Retailers are engaged in a “race for relevance” as they try to meet the needs not only of Millennials but the generations following them, Gen Z and Gen Alpha. According to Shopper Behaviouralist Ken Hughes, these current and future consumers are motivated by a set of values based on growing up as true digital natives.
“For them, a [print] magazine is a broken iPad,” said Hughes, showing a video of an infant trying, in vain, to activate the pages of a print magazine. “In retail, one of our challenges is not to be a magazine.”
In a lively and entertaining presentation, Hughes laid out the eight key values shaping Gen Z:
1. Freedom: This generation “thinks anything is possible, because they grew up in a technological world of omnichannel, AI and voice,” said Hughes. “They believe everything should work the first time.” Gen Z views things like a 30-year mortgage or even a two-year mobile phone contract as “brand handcuffs.” That puts the onus on retailers to “build a business that’s strong enough for them to choose you,” said Hughes. “Why make the consumer go along the customer journey the way you want them to? Have the confidence to set your customer free, and make a brand that’s solid, based on authenticity, genuine communication and high-quality products.”
2. The “Weconomy”: “This group has grown up inside a natural collaborative environment,” said Hughes. “They’ve been sharing opinions and experiences from the beginning via peer networks on social. We’re moving to a time when access will be more important than ownership. Why would they own clothes when they can rent them? Why would they own a car versus taking Uber?” For retailers, this value means redefining what they mean by the ultimate consumer: “If they just feel like the ‘end consumer,’ they will never feel loyal to you,” said Hughes.

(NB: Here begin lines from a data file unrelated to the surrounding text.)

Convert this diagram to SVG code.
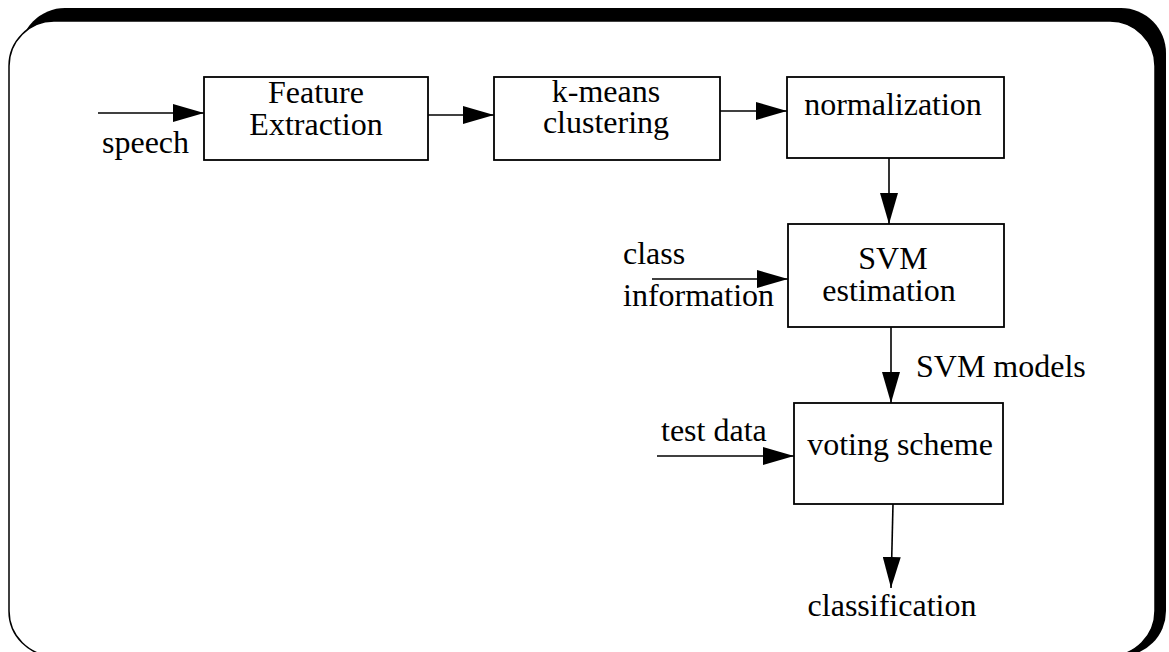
<svg xmlns="http://www.w3.org/2000/svg" width="1169" height="652" viewBox="0 0 1169 652">
<style>
.box{fill:#fff;stroke:#000;stroke-width:1.8}
.t{font-family:"Liberation Serif","Times New Roman",serif;font-size:32px;fill:#000}
.m{text-anchor:middle}
.c{stroke:#000;stroke-width:1.6;fill:none;marker-end:url(#ah)}
</style>
<defs>
<marker id="ah" markerUnits="userSpaceOnUse" markerWidth="32" markerHeight="18" refX="31" refY="9" orient="auto">
<path d="M0,0 L31,9 L0,18 z" fill="#000"/>
</marker>
</defs>
<rect width="1169" height="652" fill="#fff"/>
<g id="frame">
<rect x="20" y="8" width="1146" height="648" rx="45" ry="45" fill="#000"/>
<rect x="9" y="21" width="1146" height="635" rx="45" ry="45" fill="#fff" stroke="#000" stroke-width="1.5"/>
</g>
<g id="connectors">
<line class="c" x1="98" y1="113" x2="204" y2="113"/>
<line class="c" x1="428" y1="115" x2="494" y2="115"/>
<line class="c" x1="717" y1="111" x2="787" y2="111"/>
<line class="c" x1="889" y1="158" x2="889" y2="224"/>
<line class="c" x1="652" y1="279" x2="788" y2="279"/>
<line class="c" x1="891" y1="327" x2="891" y2="403"/>
<line class="c" x1="657" y1="456" x2="794" y2="456"/>
<line class="c" x1="893" y1="504" x2="891" y2="588"/>
</g>
<g id="labels">
<text class="t" x="102" y="153">speech</text>
<text class="t" x="623" y="264">class</text>
<text class="t" x="623" y="306">information</text>
<text class="t" x="916" y="377">SVM models</text>
<text class="t" x="661" y="441">test data</text>
<text class="t m" x="892" y="616">classification</text>
</g>
<g id="feature-extraction">
<rect class="box" x="204" y="77" width="224" height="83"/>
<text class="t m" x="316" y="103">Feature</text>
<text class="t m" x="316" y="135">Extraction</text>
</g>
<g id="kmeans">
<rect class="box" x="494" y="77" width="226" height="83"/>
<text class="t m" x="606" y="102">k-means</text>
<text class="t m" x="606" y="133">clustering</text>
</g>
<g id="normalization">
<rect class="box" x="787" y="77" width="217" height="81"/>
<text class="t m" x="893" y="115">normalization</text>
</g>
<g id="svm-estimation">
<rect class="box" x="788" y="224" width="216" height="103"/>
<text class="t m" x="893" y="269">SVM</text>
<text class="t m" x="889" y="301">estimation</text>
</g>
<g id="voting-scheme">
<rect class="box" x="794" y="403" width="209" height="101"/>
<text class="t m" x="900" y="455">voting scheme</text>
</g>
</svg>
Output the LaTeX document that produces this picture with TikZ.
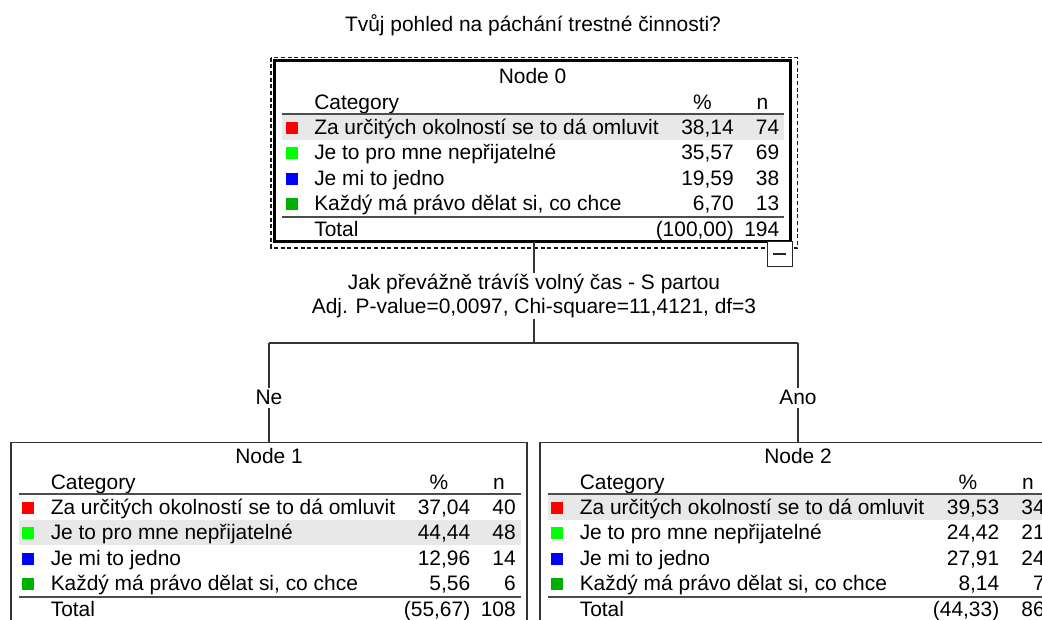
\documentclass[tikz,border=0pt]{standalone}
\usepackage{fontspec}
\setmainfont{Liberation Sans}
\usepackage{tikz}

\definecolor{catred}{RGB}{255,0,0}
\definecolor{catlime}{RGB}{0,255,0}
\definecolor{catblue}{RGB}{0,0,255}
\definecolor{catgreen}{RGB}{0,176,0}
\definecolor{bandgray}{RGB}{232,232,232}

\begin{document}
\begin{tikzpicture}[
  x=0.75pt, y=-0.75pt,
  txt/.style={inner sep=0pt, font=\fontsize{15.7}{18}\selectfont},
  box/.style={draw=black!80, line width=1.1pt, minimum width=387pt, minimum height=135.75pt, anchor=north west, inner sep=0pt, outer sep=0pt},
  rule/.style={black!70, line width=1.1pt},
  link/.style={black!80, line width=0.8pt},
  swatch/.style={fill=#1, minimum size=9pt, inner sep=0pt},
  branch/.style={txt, fill=white, text=black, inner sep=2pt}
]
\useasboundingbox (0,0) rectangle (1042,619);
\clip (0,0) rectangle (1042,619);
\fill[white] (0,0) rectangle (1042,619);

\node[txt, anchor=base] (title) at (533,31) {Tvůj pohled na páchání trestné činnosti?};

% root node
\draw[black!90, dash pattern=on 3pt off 2pt, line width=0.8pt] (271,57.5) rectangle (797.5,248);
\node[box, draw=black, line width=2.25pt] (n0) at (274.5,60.5) {};
\node[txt, anchor=base] (n0-title) at (532.5,83.5) {Node 0};
\node[txt, anchor=base west] (n0-cat) at (314,109) {Category};
\node[txt, anchor=base] (n0-pct) at (702.5,109) {\%};
\node[txt, anchor=base] (n0-n) at (762.5,109) {n};
\fill[bandgray] (282,114) rectangle (784,139.5);
\draw[rule] (282,114) -- (784,114);
\foreach \i/\col/\lab/\p/\n in {1/catred/Za určitých okolností se to dá omluvit/38{,}14/74, 2/catlime/Je to pro mne nepřijatelné/35{,}57/69, 3/catblue/Je mi to jedno/19{,}59/38, 4/catgreen/Každý má právo dělat si{,} co chce/6{,}70/13} {
  \node[swatch=\col] (n0-sq\i) at (291.5,{127.5+25.5*(\i-1)}) {};
  \node[txt, anchor=base west] (n0-lab\i) at (314,{134+25.5*(\i-1)}) {\lab};
  \node[txt, anchor=base east] (n0-p\i) at (734,{134+25.5*(\i-1)}) {\p};
  \node[txt, anchor=base east] (n0-n\i) at (779.5,{134+25.5*(\i-1)}) {\n};
}
\draw[rule] (282,217) -- (784,217);
\node[txt, anchor=base west] (n0-tot) at (314,236) {Total};
\node[txt, anchor=base east] (n0-totp) at (734,236) {(100,00)};
\node[txt, anchor=base east] (n0-totn) at (779.5,236) {194};
\node[draw=black!85, fill=white, line width=0.75pt, minimum size=18.75pt, inner sep=0pt] (tog) at (779.5,253.5) {};
\draw[line width=1.5pt, black!85] ([xshift=-5pt]tog.center) -- ([xshift=5pt]tog.center);

% Ne
\node[box] (n1) at (11,442.5) {};
\node[txt, anchor=base] (n1-title) at (269,463.5) {Node 1};
\node[txt, anchor=base west] (n1-cat) at (50.5,489) {Category};
\node[txt, anchor=base] (n1-pct) at (439,489) {\%};
\node[txt, anchor=base] (n1-n) at (499,489) {n};
\fill[bandgray] (18.5,519.5) rectangle (520.5,545);
\draw[rule] (18.5,494) -- (520.5,494);
\foreach \i/\col/\lab/\p/\n in {1/catred/Za určitých okolností se to dá omluvit/37{,}04/40, 2/catlime/Je to pro mne nepřijatelné/44{,}44/48, 3/catblue/Je mi to jedno/12{,}96/14, 4/catgreen/Každý má právo dělat si{,} co chce/5{,}56/6} {
  \node[swatch=\col] (n1-sq\i) at (28,{507.5+25.5*(\i-1)}) {};
  \node[txt, anchor=base west] (n1-lab\i) at (50.5,{514+25.5*(\i-1)}) {\lab};
  \node[txt, anchor=base east] (n1-p\i) at (470.5,{514+25.5*(\i-1)}) {\p};
  \node[txt, anchor=base east] (n1-n\i) at (516,{514+25.5*(\i-1)}) {\n};
}
\draw[rule] (18.5,597) -- (520.5,597);
\node[txt, anchor=base west] (n1-tot) at (50.5,616) {Total};
\node[txt, anchor=base east] (n1-totp) at (470.5,616) {(55,67)};
\node[txt, anchor=base east] (n1-totn) at (516,616) {108};

% Ano
\node[box] (n2) at (540,442.5) {};
\node[txt, anchor=base] (n2-title) at (798,463.5) {Node 2};
\node[txt, anchor=base west] (n2-cat) at (579.5,489) {Category};
\node[txt, anchor=base] (n2-pct) at (968,489) {\%};
\node[txt, anchor=base] (n2-n) at (1028,489) {n};
\fill[bandgray] (547.5,494) rectangle (1049.5,519.5);
\draw[rule] (547.5,494) -- (1049.5,494);
\foreach \i/\col/\lab/\p/\n in {1/catred/Za určitých okolností se to dá omluvit/39{,}53/34, 2/catlime/Je to pro mne nepřijatelné/24{,}42/21, 3/catblue/Je mi to jedno/27{,}91/24, 4/catgreen/Každý má právo dělat si{,} co chce/8{,}14/7} {
  \node[swatch=\col] (n2-sq\i) at (557,{507.5+25.5*(\i-1)}) {};
  \node[txt, anchor=base west] (n2-lab\i) at (579.5,{514+25.5*(\i-1)}) {\lab};
  \node[txt, anchor=base east] (n2-p\i) at (999.5,{514+25.5*(\i-1)}) {\p};
  \node[txt, anchor=base east] (n2-n\i) at (1045,{514+25.5*(\i-1)}) {\n};
}
\draw[rule] (547.5,597) -- (1049.5,597);
\node[txt, anchor=base west] (n2-tot) at (579.5,616) {Total};
\node[txt, anchor=base east] (n2-totp) at (999.5,616) {(44,33)};
\node[txt, anchor=base east] (n2-totn) at (1045,616) {86};

% split
\node[txt, fill=white, align=center, inner ysep=1pt] (split) at (534,296) {Jak převážně trávíš volný čas - S partou\\Adj. P-value=0,0097, Chi-square=11,4121, df=3};
\coordinate (fork) at (534,343);
\draw[link] (split.north |- n0.south) -- (split.north);
\draw[link] (split.south) -- (fork);
\draw[link] (fork -| n1.north) -- (fork -| n2.north);
\draw[link] (fork -| n1.north) -- node[branch, pos=0.55] (ne) {Ne} (n1.north);
\draw[link] (fork -| n2.north) -- node[branch, pos=0.55] (ano) {Ano} (n2.north);
\end{tikzpicture}
\end{document}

3. Flexibility: Hughes gave the example of hotels that still charge for WiFi, a holdover from the days when they made much of their revenue from in-room phone calls. “We’re not delivering as much flexibility as we think we are,” he noted. “The customer journey has become very complicated, but you need to have inherent flexibility and be all about the customer’s needs. This generation likes the startup company culture, and they want to work in a place with that kind of energy, and get it from retailers.”
4. Desire for instant gratification: “This is an entire generation of Veruca Salts,” the spoiled rich girl with the catch phrase “I want it now!” from Willy Wonka and the Chocolate Factory. These “dancing dots” consumers can see when someone else has read their message and is typing their response on a Messaging app, and they are impatiently waiting for the response. For retailers, that means they need to provide “immediate delivery on whatever their promise is, whether that involves supply chain, customer service, relevance, authenticity or product advancements,” said Hughes.
5. Expectancy: This generation has been fed a diet of “everyone can make it,” said Hughes. The proliferation of YouTubers has given them the idea that everyone, including themselves, has “a strong voice that can make a change in the world.” Expectancy shifts the traditional balance between brands and consumers, meaning that retailers must “get it right the first time, every time,” he noted.
6. Phygital: This is the first generation of consumers growing up completely inside a world of physical-digital (a.k.a. “phygital”) collision. “Having store systems that are unconnected to the online experience just can’t happen anymore,” said Hughes. “Forget omnichannel; you need to be omnipotent. That means being the same in every place, every time the customer interacts with you.”
8. Authenticity: “Why is street food so popular all around the world? People want the real thing,” said Hughes. “You have to imagine that your brand is the Frankenstein monster, and it’s your job to inject the energy and life into it. You will need to give your brand true heart and soul for the next generation to think your experience is relevant.”
Hughes finished his keynote with a reference to the “blue dot” consumer, who has grown up with Google Maps technology that immediately put him or her at the center of the grid. That’s a contrast to the process of reading a traditional map, where it’s necessary to find where you are in relation to other landmarks. “With a paper map you’re a small part of a bigger world, versus you are at the center of your world,” said Hughes. “If you keep the shopper at the center, you’ll succeed.”